ЮЧ Музыка Малера все чаще встречается в кино. «Смерть в Венеции» Висконти была первым подобным прецедентом. В наши дни выходят картины, сюжеты которых связаны именно с симфониями Малера: «Моцарт в джунглях», «Тар», «Маэстро». Как вы считаете, в чем причина этой тенденции?

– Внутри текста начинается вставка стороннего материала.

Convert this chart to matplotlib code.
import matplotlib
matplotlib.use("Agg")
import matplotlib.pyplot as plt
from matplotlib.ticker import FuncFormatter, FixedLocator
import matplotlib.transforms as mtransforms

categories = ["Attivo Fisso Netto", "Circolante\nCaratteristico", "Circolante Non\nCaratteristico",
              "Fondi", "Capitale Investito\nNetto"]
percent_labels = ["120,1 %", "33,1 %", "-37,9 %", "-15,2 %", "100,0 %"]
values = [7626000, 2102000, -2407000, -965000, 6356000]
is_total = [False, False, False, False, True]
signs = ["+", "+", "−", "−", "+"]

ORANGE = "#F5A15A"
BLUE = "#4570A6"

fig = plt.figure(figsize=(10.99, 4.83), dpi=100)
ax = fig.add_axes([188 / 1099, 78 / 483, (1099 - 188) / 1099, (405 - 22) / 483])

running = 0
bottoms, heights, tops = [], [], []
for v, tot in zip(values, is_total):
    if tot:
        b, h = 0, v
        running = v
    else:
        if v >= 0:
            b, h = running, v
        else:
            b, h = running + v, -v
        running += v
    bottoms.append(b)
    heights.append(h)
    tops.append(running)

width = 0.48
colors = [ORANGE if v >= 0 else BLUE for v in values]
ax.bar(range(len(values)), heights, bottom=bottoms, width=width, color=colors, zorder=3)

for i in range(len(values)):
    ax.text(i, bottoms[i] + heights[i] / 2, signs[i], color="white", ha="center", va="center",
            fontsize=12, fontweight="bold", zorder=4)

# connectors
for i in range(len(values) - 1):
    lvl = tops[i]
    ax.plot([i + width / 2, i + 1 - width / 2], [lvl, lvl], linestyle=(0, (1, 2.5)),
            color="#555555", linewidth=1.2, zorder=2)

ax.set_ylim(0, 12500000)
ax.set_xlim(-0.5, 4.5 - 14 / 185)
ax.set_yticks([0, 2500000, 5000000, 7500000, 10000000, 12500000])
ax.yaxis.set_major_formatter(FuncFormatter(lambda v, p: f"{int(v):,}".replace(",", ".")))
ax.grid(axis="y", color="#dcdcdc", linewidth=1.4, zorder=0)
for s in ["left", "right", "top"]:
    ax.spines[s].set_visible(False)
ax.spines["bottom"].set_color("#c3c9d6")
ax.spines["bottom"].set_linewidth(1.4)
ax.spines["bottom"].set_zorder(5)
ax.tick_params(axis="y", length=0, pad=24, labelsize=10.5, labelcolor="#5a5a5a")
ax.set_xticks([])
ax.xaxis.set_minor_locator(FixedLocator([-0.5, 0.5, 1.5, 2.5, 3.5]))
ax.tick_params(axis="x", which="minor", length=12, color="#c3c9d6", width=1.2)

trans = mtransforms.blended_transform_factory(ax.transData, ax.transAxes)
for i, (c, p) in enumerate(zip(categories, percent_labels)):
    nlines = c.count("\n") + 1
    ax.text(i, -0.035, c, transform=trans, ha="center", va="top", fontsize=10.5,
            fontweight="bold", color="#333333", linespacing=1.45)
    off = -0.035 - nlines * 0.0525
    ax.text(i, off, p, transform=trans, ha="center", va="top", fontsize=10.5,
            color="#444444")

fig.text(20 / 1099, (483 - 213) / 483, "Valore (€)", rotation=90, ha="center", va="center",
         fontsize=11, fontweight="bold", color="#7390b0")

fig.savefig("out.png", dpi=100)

ДЛ Я никогда не задумывался над этим. Немного отклонюсь от темы. Я всегда сторонился проектов, связанных с киномузыкой, – за оркестром помещают экран, и музыкантам надо подстраиваться под меняющуюся картинку. Когда я был главным дирижером в Филармоническом оркестре Южных Нидерландов, мне предложили поучаствовать в одном проекте. По двум сюитам из балета «Дафнис и Хлоя» Равеля был снят фильм специально для демонстрации на концерте с оркестром. То есть фильм подстраивался под исполнителей, а не наоборот, была разработана специальная технология, режиссер в момент исполнения управлял скоростью воспроизведения видео. Мне стало интересно, и я согласился. Мы репетировали, добивались определенных красок, звучания, но в итоге музыка отошла на второй план. Человек так устроен, что порядка семидесяти процентов информации он получает через визуальный канал и только тридцать с помощью слуха.

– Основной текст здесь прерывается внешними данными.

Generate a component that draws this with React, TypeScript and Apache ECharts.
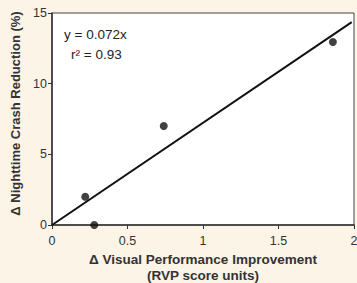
import React, { useEffect, useRef } from "react";
import * as echarts from "echarts";

const points: [number, number][] = [
  [0.22, 2.0],
  [0.28, 0.0],
  [0.74, 7.0],
  [1.86, 12.95],
];
const fitLine: [number, number][] = [
  [0, 0],
  [1.985, 14.35],
];
const xTicks = [0, 0.5, 1, 1.5, 2];
const yTicks = [0, 5, 10, 15];
const equationText = "y = 0.072x";
const r2Text = "r² = 0.93";
const xTitle = "Δ Visual Performance Improvement\n(RVP score units)";
const yTitle = "Δ Nighttime Crash Reduction (%)";

export default function App() {
  const ref = useRef<HTMLDivElement>(null);
  useEffect(() => {
    if (!ref.current) return;
    const chart = echarts.init(ref.current, undefined, { renderer: "svg" });
    const font = "Liberation Sans, Arial, sans-serif";
    chart.setOption({
      animation: false,
      backgroundColor: "#fdf4e8",
      textStyle: { fontFamily: font },
      grid: {
        left: 52,
        right: 3,
        top: 13,
        bottom: 58,
        outerBoundsMode: "none",
        containLabel: false,
        show: true,
        backgroundColor: "#ffffff",
        borderColor: "#444",
        borderWidth: 1,
      },
      xAxis: {
        type: "value",
        min: xTicks[0],
        max: xTicks[xTicks.length - 1],
        interval: 0.5,
        splitLine: { show: false },
        axisLine: { show: true, lineStyle: { color: "#333", width: 1.5 } },
        axisTick: { show: true, length: 4, lineStyle: { color: "#333" } },
        axisLabel: { color: "#333", fontSize: 12.5, margin: 9, fontFamily: font },
        name: xTitle,
        nameLocation: "middle",
        nameGap: 24,
        nameTextStyle: {
          fontWeight: "bold",
          fontSize: 13.5,
          color: "#333",
          lineHeight: 16,
          fontFamily: font,
        },
      },
      yAxis: {
        type: "value",
        min: yTicks[0],
        max: yTicks[yTicks.length - 1],
        interval: 5,
        splitLine: { show: false },
        axisLine: { show: true, lineStyle: { color: "#333", width: 1.5 } },
        axisTick: { show: true, length: 4, lineStyle: { color: "#333" } },
        axisLabel: { color: "#333", fontSize: 12.5, margin: 5, fontFamily: font },
        name: yTitle,
        nameLocation: "middle",
        nameGap: 22,
        nameTextStyle: {
          fontWeight: "bold",
          fontSize: 13,
          color: "#333",
          fontFamily: font,
          padding: [0, 0, 0, 11],
        },
      },
      graphic: [
        {
          type: "text",
          left: 64,
          top: 27,
          style: { text: equationText, fill: "#222", font: `13.5px ${font}` },
        },
        {
          type: "text",
          left: 71,
          top: 47,
          style: { text: r2Text, fill: "#222", font: `13.5px ${font}` },
        },
      ],
      series: [
        {
          type: "line",
          data: fitLine,
          symbol: "none",
          lineStyle: { color: "#111", width: 2 },
          z: 2,
        },
        {
          type: "scatter",
          data: points,
          symbol: "circle",
          symbolSize: 8,
          itemStyle: { color: "#111" },
          z: 3,
        },
      ],
    });
    return () => chart.dispose();
  }, []);
  return <div ref={ref} style={{ width: 357, height: 283, position: "absolute", left: 0, top: 0 }} />;
}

Когда я смотрю гениальный фильм Висконти, слышу Адажиетто из Пятой симфонии, то мне становится жалко эту жемчужину, созданную Малером, потому что музыку сразу ограничивает гениальный видеоряд, программируя конкретные ассоциации. Но музыка все равно шире режиссерской мысли. Поэтому меня пугает, когда музыкальные шедевры подкладывают под видео. Почему так происходит? Могу предположить, что режиссеров не удовлетворяет работа современных композиторов, пишущих для кино. Или же при выборе музыки режиссер отталкивается от собственных эмоций. Но то, что музыка Малера вызывает все больший интерес, бесспорно. В прошлом году мы играли Седьмую симфонию на самом демократичном фестивале самого демократичного формата «Безумные дни» в Екатеринбурге. Как только мы заявили ее в программе, билеты моментально разошлись. Каждый год мы исполняем Малера, и каждый раз с аншлагами. В следующий раз будет Первая, а затем, возможно, Третья.